Netflix Beat Everything Except the Bar Investors Actually Care About

Market Tea Team

Posted April 20, 2026

Netflix reported $12.25 billion in Q1 revenue — up 16% year-over-year and above the $12.18 billion Street estimate. EPS of $1.23 beat by nearly a full percent. Free cash flow hit $5.1 billion.

Stock dropped 9%.

Welcome to the new math, where beating isn’t enough if you don’t raise.

The Setup

The problem wasn’t the quarter — it was everything around it. Netflix kept full-year revenue guidance unchanged at $50.7B–$51.7B. Q2 operating income guidance came in lighter than the Street wanted. And in the middle of the call, management dropped the bomb: Reed Hastings is leaving the board.

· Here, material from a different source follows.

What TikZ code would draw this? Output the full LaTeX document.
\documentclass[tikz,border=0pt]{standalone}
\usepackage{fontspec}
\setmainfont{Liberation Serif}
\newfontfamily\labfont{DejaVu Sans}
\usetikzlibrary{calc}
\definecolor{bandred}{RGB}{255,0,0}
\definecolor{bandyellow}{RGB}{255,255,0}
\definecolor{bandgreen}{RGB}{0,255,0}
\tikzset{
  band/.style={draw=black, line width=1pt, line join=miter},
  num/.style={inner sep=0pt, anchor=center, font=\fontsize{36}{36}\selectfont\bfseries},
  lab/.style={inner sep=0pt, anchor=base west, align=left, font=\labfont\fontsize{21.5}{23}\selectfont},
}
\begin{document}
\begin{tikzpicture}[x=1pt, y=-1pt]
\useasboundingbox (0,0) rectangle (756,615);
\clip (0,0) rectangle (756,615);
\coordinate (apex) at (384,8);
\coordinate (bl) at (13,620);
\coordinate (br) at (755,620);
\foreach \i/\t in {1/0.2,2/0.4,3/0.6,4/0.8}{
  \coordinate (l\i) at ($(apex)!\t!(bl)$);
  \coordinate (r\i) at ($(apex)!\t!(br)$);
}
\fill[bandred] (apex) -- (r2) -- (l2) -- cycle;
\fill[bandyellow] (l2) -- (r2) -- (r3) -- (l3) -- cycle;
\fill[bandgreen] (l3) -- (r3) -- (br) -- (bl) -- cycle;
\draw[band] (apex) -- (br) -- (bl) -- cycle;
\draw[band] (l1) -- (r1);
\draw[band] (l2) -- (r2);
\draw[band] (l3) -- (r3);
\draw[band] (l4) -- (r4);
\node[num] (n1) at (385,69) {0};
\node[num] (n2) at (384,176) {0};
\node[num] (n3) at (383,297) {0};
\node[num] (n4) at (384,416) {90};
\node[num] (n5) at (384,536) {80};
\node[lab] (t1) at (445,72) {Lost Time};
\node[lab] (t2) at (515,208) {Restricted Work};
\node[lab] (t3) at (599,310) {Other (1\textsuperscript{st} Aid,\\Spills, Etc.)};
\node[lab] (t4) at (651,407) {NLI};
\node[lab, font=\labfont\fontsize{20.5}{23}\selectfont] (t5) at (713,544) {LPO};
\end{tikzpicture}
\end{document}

The co-founder and cultural soul of the company — the guy who bet the farm on streaming, then bet it again on original content, then bet it again on ads — is stepping away. The stock heard “founder departure” and “no guidance raise” and decided that was enough.

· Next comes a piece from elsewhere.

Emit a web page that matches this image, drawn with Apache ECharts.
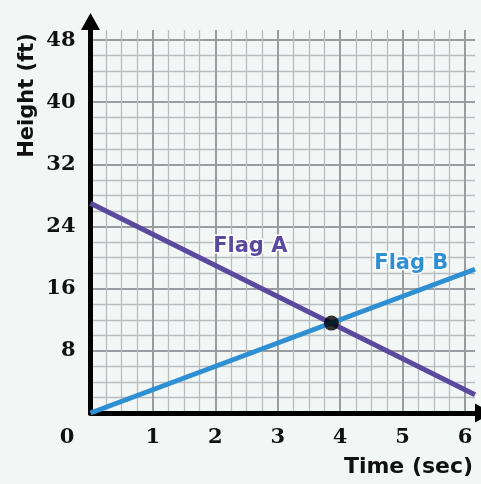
<!DOCTYPE html>
<html>
<head>
<meta charset="utf-8">
<script src="https://cdn.jsdelivr.net/npm/echarts@6/dist/echarts.min.js"></script>
<style>
html,body{margin:0;padding:0;background:#f2f7f6;}
#chart{width:481px;height:484px;}
</style>
</head>
<body>
<div id="chart"></div>
<script>
// Data
const flagATime = [0, 6.16];
const flagAHeight = [27, 2.36];
const flagBTime = [0, 6.16];
const flagBHeight = [0, 18.5];
const crossing = [3.86, 11.57];
const flagALabelPos = [2.56, 21.4];
const flagBLabelPos = [5.14, 19.2];
const xTicks = [0, 1, 2, 3, 4, 5, 6];
const yTicks = [8, 16, 24, 32, 40, 48];
const xMax = 6.16;
const yMax = 49.3;

const purple = '#5a4a9f';
const blue = '#2f8fd3';
const majorColor = '#9a9da0';
const minorColor = '#b9bcbe';
const tickFont = {fontFamily: 'DejaVu Serif', fontWeight: 'bold', fontSize: 21, color: '#111'};

const chart = echarts.init(document.getElementById('chart'), null, {renderer: 'canvas'});

const hiddenAxisBase = {axisLine: {show: false}, axisTick: {show: false}, axisLabel: {show: false}};

const option = {
  backgroundColor: '#f2f7f6',
  animation: false,
  grid: [
    {left: 90.5, right: 6, top: 40, bottom: 71},
    {left: 90.5, right: 16, top: 30, bottom: 71},
    {left: 90.5, right: 6, top: 30, bottom: 71}
  ],
  xAxis: [
    Object.assign({gridIndex: 0, type: 'value', min: 0, max: xMax, splitLine: {show: false}}, hiddenAxisBase),
    Object.assign({gridIndex: 1, type: 'value', min: 0, max: 6, interval: 1,
      splitLine: {show: true, lineStyle: {color: majorColor, width: 2}},
      minorTick: {show: false, splitNumber: 4},
      minorSplitLine: {show: true, lineStyle: {color: minorColor, width: 1.3}}}, hiddenAxisBase),
    {
      gridIndex: 2, type: 'value', min: 0, max: xMax, interval: 1,
      axisLine: {show: true, onZero: false, lineStyle: {color: '#000', width: 5},
        symbol: ['none', 'triangle'], symbolSize: [19, 17], symbolOffset: [0, 8.5]},
      axisTick: {show: false},
      splitLine: {show: false},
      axisLabel: {
        show: true, margin: 14,
        customValues: xTicks,
        formatter: function (v) { return v === 0 ? '{z|0}' : String(v); },
        rich: {z: Object.assign({padding: [0, 47, 0, 0]}, tickFont)},
        ...tickFont
      }
    }
  ],
  yAxis: [
    Object.assign({gridIndex: 0, type: 'value', min: 0, max: 48, interval: 8,
      splitLine: {show: true, lineStyle: {color: majorColor, width: 2}},
      minorTick: {show: false, splitNumber: 4},
      minorSplitLine: {show: true, lineStyle: {color: minorColor, width: 1.3}}}, hiddenAxisBase),
    Object.assign({gridIndex: 1, type: 'value', min: 0, max: yMax, splitLine: {show: false}}, hiddenAxisBase),
    {
      gridIndex: 2, type: 'value', min: 0, max: yMax, interval: 8,
      axisLine: {show: true, onZero: false, lineStyle: {color: '#000', width: 5},
        symbol: ['none', 'triangle'], symbolSize: [19, 17], symbolOffset: [0, 8.5]},
      axisTick: {show: false},
      splitLine: {show: false},
      axisLabel: {show: true, margin: 15, customValues: yTicks, ...tickFont}
    }
  ],
  graphic: [
    {type: 'text', x: 28, y: 95.5, rotation: Math.PI / 2, z: 100,
      style: {text: 'Height (ft)', fontFamily: 'DejaVu Sans', fontWeight: 'bold', fontSize: 21,
        fill: '#111', align: 'center', verticalAlign: 'middle'}},
    {type: 'text', x: 408.5, y: 467, z: 100,
      style: {text: 'Time (sec)', fontFamily: 'DejaVu Sans', fontWeight: 'bold', fontSize: 22,
        fill: '#111', align: 'center', verticalAlign: 'middle'}}
  ],
  series: [
    {
      type: 'line', name: 'Flag A', xAxisIndex: 2, yAxisIndex: 2,
      data: flagATime.map((t, i) => [t, flagAHeight[i]]),
      symbol: 'none', lineStyle: {color: purple, width: 5}, z: 3,
      markPoint: {
        symbol: 'circle', symbolSize: 1, itemStyle: {color: 'rgba(0,0,0,0)'},
        label: {show: true, position: 'inside', formatter: 'Flag A', color: purple,
          fontFamily: 'DejaVu Sans', fontWeight: 'bold', fontSize: 21,
          textBorderColor: '#fff', textBorderWidth: 3},
        data: [{coord: flagALabelPos}]
      }
    },
    {
      type: 'line', name: 'Flag B', xAxisIndex: 2, yAxisIndex: 2,
      data: flagBTime.map((t, i) => [t, flagBHeight[i]]),
      symbol: 'none', lineStyle: {color: blue, width: 5}, z: 4,
      markPoint: {
        symbol: 'circle', symbolSize: 1, itemStyle: {color: 'rgba(0,0,0,0)'},
        label: {show: true, position: 'inside', formatter: 'Flag B', color: blue,
          fontFamily: 'DejaVu Sans', fontWeight: 'bold', fontSize: 21,
          textBorderColor: '#fff', textBorderWidth: 3},
        data: [{coord: flagBLabelPos}]
      }
    },
    {
      type: 'scatter', name: 'Crossing', xAxisIndex: 2, yAxisIndex: 2,
      data: [crossing], symbol: 'circle', symbolSize: 15,
      itemStyle: {color: '#000'}, z: 5
    }
  ]
};
chart.setOption(option);
</script>
</body>
</html>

The ad-tier is still the quiet winner here: Netflix reiterated it’s on track to double ad revenue to $3 billion in 2026.

Why It Matters

Netflix is now a mature compounder, not a growth story. The ad business is real. The cash flow is real. But the era of every earnings print producing a 15% pop is over. Going forward, NFLX trades like a cable company with a better subscriber moat — and cable multiples are nowhere near 35x earnings.

That’s not bearish. It’s just a rerating that’s been coming for two quarters. Today was the catalyst.

The Play

The 9% drop is an overreaction. The fundamentals are strong; the guidance is conservative; the ad business is compounding. But don’t expect a V-bottom either.

Entry: $785–$810. That’s the zone where longer-term holders tend to add on pullbacks, and it lines up with the 200-day moving average. Let it base for a couple weeks before you get aggressive.

The smarter longer-term play is the streaming ad ecosystem. If you believe Netflix hits $3 billion in ad revenue, the companies riding that wave — The Trade Desk (TTD), Roku (ROKU) for CTV inventory — benefit on a multi-year arc regardless of whether NFLX stock chops sideways for six months.

Stop on NFLX: $760. If it breaks there, the market is saying the rerating has more room.